About Josefina de Vasconcellos
Josefina de Vasconcellos lived in Ambleside from the 1930s until her death aged 100 in 2005. She was one of the first women elected Fellow of the Royal Society of Sculptors and her sculpture Reconciliation has copies in Coventry, Berlin, Hiroshima and Belfast.
Nevertheless, 20 years after her death, Vasconcellos’s body of work remains fragmented across churches, memorial sites, galleries, archives and private collections. Many works have been disconnected from their original contexts, and there is currently no accessible resource documenting their locations, histories or significance.
About this project
This project is creating the first interactive digital map of the work of sculptor Josefina de Vasconcellos – which can be found across the UK and internationally.
Using archival research, oral history and site photography, the project will bring together Vasconcellos’s dispersed, uncatalogued and frequently relocated works onto a single navigable digital platform. This publicly accessible StoryJS map connects sculpture, archives and landscape – and reaches out to the potential global audiences for Lake District cultural history.

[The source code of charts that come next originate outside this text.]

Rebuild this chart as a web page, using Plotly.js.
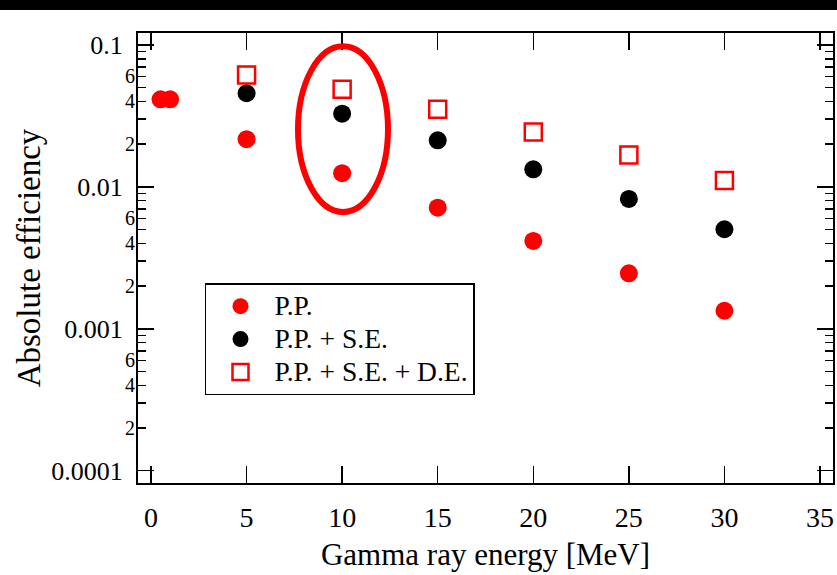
<!DOCTYPE html>
<html>
<head>
<meta charset="utf-8">
<script src="https://cdn.plot.ly/plotly-3.0.1.min.js"></script>
<style>html,body{margin:0;padding:0;background:#fff;}#chart{width:837px;height:575px;}</style>
</head>
<body>
<div id="chart"></div>
<script>
// ---- data ----
const energyPP = [0.5, 1, 5, 10, 15, 20, 25, 30];
const effPP = [0.0414, 0.0414, 0.0217, 0.0125, 0.00714, 0.00416, 0.00246, 0.00134];
const energySE = [5, 10, 15, 20, 25, 30];
const effPPSE = [0.0457, 0.0328, 0.0213, 0.0133, 0.00822, 0.00503];
const effPPSEDE = [0.0615, 0.0487, 0.0352, 0.0244, 0.0168, 0.0111];
const seriesNames = ['P.P.', 'P.P. + S.E.', 'P.P. + S.E. + D.E.'];
const xTicks = [0, 5, 10, 15, 20, 25, 30, 35];
const decadeTicks = [0.1, 0.01, 0.001, 0.0001];
const decadeLabels = ['0.1', '0.01', '0.001', '0.0001'];
const minorTicks = [0.09, 0.08, 0.07, 0.06, 0.05, 0.04, 0.03, 0.02,
  0.009, 0.008, 0.007, 0.006, 0.005, 0.004, 0.003, 0.002,
  0.0009, 0.0008, 0.0007, 0.0006, 0.0005, 0.0004, 0.0003, 0.0002];
const minorLabels = ['', '', '', '6', '', '4', '', '2',
  '', '', '', '6', '', '4', '', '2',
  '', '', '', '6', '', '4', '', '2'];

const FONT = '"Liberation Serif", "Times New Roman", serif';
const legendName = t => '<span style="font-size:27.5px">' + t + '</span>';

const traces = [
  {x: energyPP, y: effPP, name: legendName(seriesNames[0]), type: 'scatter', mode: 'markers',
   yaxis: 'y3', marker: {color: '#ff0000', size: 18, symbol: 'circle'}},
  {x: energySE, y: effPPSE, name: legendName(seriesNames[1]), type: 'scatter', mode: 'markers',
   marker: {color: '#000000', size: 18, symbol: 'circle'}},
  {x: energySE, y: effPPSEDE, name: legendName(seriesNames[2]), type: 'scatter', mode: 'markers',
   marker: {color: '#ff0000', size: 17, symbol: 'square-open', line: {color: '#ff0000', width: 2.5}}}
];

const yRange = [-4.0867, -0.9154];
const layout = {
  width: 837, height: 575,
  margin: {l: 138, r: 4, t: 33, b: 92},
  paper_bgcolor: '#ffffff', plot_bgcolor: '#ffffff',
  font: {family: FONT, color: '#000', size: 26},
  showlegend: true,
  legend: {x: 0.0964, y: 0.444, xanchor: 'left', yanchor: 'top',
    bordercolor: '#000', borderwidth: 1.5, bgcolor: '#fff',
    font: {family: FONT, size: 23, color: '#000'}, itemwidth: 58},
  xaxis: {
    range: [-0.68, 35.68], tickvals: xTicks, ticktext: xTicks.map(String),
    ticks: 'inside', ticklen: 17, tickwidth: 1.5, tickcolor: '#000',
    showline: true, linecolor: '#000', linewidth: 2, mirror: 'ticks',
    showgrid: false, zeroline: false,
    tickfont: {family: FONT, size: 28, color: '#000'}, ticklabelstandoff: 8,
    title: {text: 'Gamma ray energy [MeV]', font: {family: FONT, size: 31, color: '#000'}, standoff: 12}
  },
  yaxis: {
    type: 'log', range: yRange,
    tickvals: decadeTicks, ticktext: decadeLabels,
    ticks: 'inside', ticklen: 16, tickwidth: 1.5, tickcolor: '#000',
    showline: true, linecolor: '#000', linewidth: 2, mirror: 'ticks',
    showgrid: false, zeroline: false,
    tickfont: {family: FONT, size: 26, color: '#000'}, ticklabelstandoff: 8,
    title: {text: 'Absolute efficiency', font: {family: FONT, size: 33, color: '#000'}, standoff: 1}
  },
  yaxis3: {
    type: 'log', range: yRange, overlaying: 'y', side: 'left', anchor: 'x',
    tickvals: minorTicks, ticktext: minorLabels,
    ticks: 'inside', ticklen: 8, tickwidth: 1.5, tickcolor: '#000', mirror: 'ticks',
    showline: false, showgrid: false, zeroline: false,
    tickfont: {family: FONT, size: 20, color: '#000'}, ticklabelstandoff: 2
  },
  shapes: [
    {type: 'rect', xref: 'paper', yref: 'paper', x0: -0.2, x1: 1.01, y0: 1.0511, y1: 1.08,
     fillcolor: '#000', line: {width: 0}},
    {type: 'circle', xref: 'paper', yref: 'paper', x0: 0.2302, x1: 0.3597, y0: 0.6022, y1: 0.9704,
     line: {color: '#ff0000', width: 6}, fillcolor: 'rgba(0,0,0,0)'}
  ]
};

Plotly.newPlot('chart', traces, layout, {displayModeBar: false, staticPlot: true});
</script>
</body>
</html>
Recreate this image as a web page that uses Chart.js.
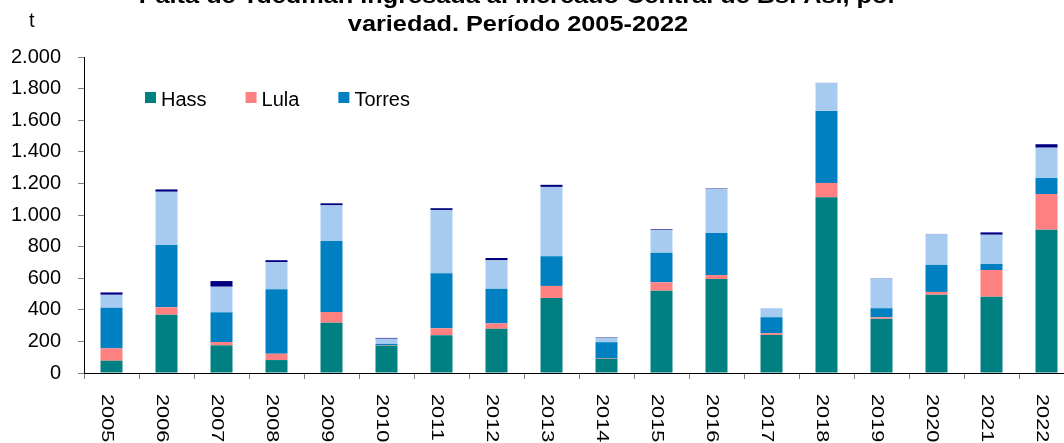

The Storymap will connect works held in locations from Edinburgh Cathedral, St Martin-in-the-Fields (London), Coventry Cathedral, St Bees Priory (Cumbria) and the University of Bradford, to memorial sites in Berlin, Hiroshima and Belfast. It will include digital images of works that are hidden in storage at galleries and not accessible in private collections, and will overcome barriers to visiting rural artworks in remote locations. Works on paper, notebooks and sketches will be transcribed and made searchable.
The north west England portion of the map, including Cumbria and parts of Lancashire and Yorkshire, will also be available as a print version, to encourage in-person exploration of Josefina’s work.
The project’s international dimension links local histories to Vasconellos’ concerns of migration, spirituality, conflict and reconciliation. Contributors will include archives, churches, galleries, heritage organisations, craftspeople and private custodians across the UK and beyond, creating a collaborative and interdisciplinary research network. By transforming fragmented archival traces into dynamic spatial narratives, the project uses digital tools to reconnect overlooked cultural histories and widen public access to dispersed heritage.